Introduction

For this project, I was hired by a company, Maespro, to develop a chatbot that allows users to ask questions about the Quebec Construction Code (1000+ pages). What set this project apart from the previous chatbots I had developed was the need to clearly mention the source (document name + page) and highlight the relevant information directly in the source document.

To carry out this project, I used React for the interface, Python Flask for the backend, MongoDB Atlas for the database and vector search, and OpenAI (GPT) for generating the responses.

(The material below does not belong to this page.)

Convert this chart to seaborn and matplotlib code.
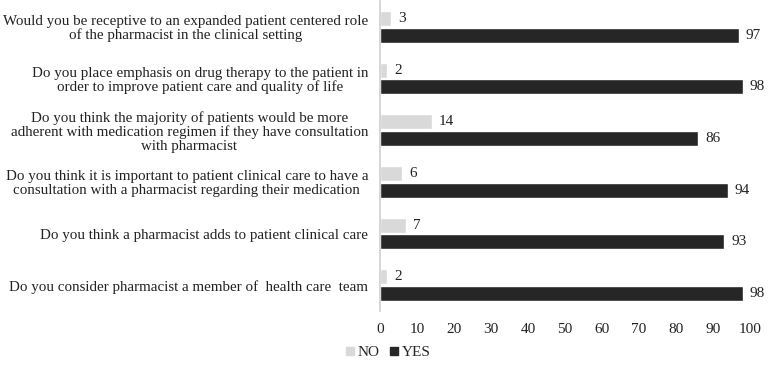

Using OCR, I read the pages of the document, vectorized them, and stored them in the database. This allows, when a user makes a query, to perform a vector search to find the most relevant pages and use them with GPT to generate a response (RAG). This architecture I built not only enables querying information from the Quebec Construction Code, but it could also be used with different documents simply by adding them to the database. To then highlight the relevant information in the document, I used PyMuPDF and GPT.

Result

Screenshot from 2025-08-24 16-03-39.png

Here, I asked the chatbot what a direct ventilation is. The chatbot then generated a response, provided the source (“Quebec Construction Code, page 46”), and displayed the relevant page with the information highlighted.

Conclusion

One challenge with language models is the source of the information. It is very useful and important to know the source of the information provided in order to verify the authenticity of the response. This project allowed me to develop a reliable chatbot that can be used in a professional context, with verifiable information. I was able to implement a complete RAG architecture, and this solution can work with a large number of documents, making it adaptable for different companies with very different types of data.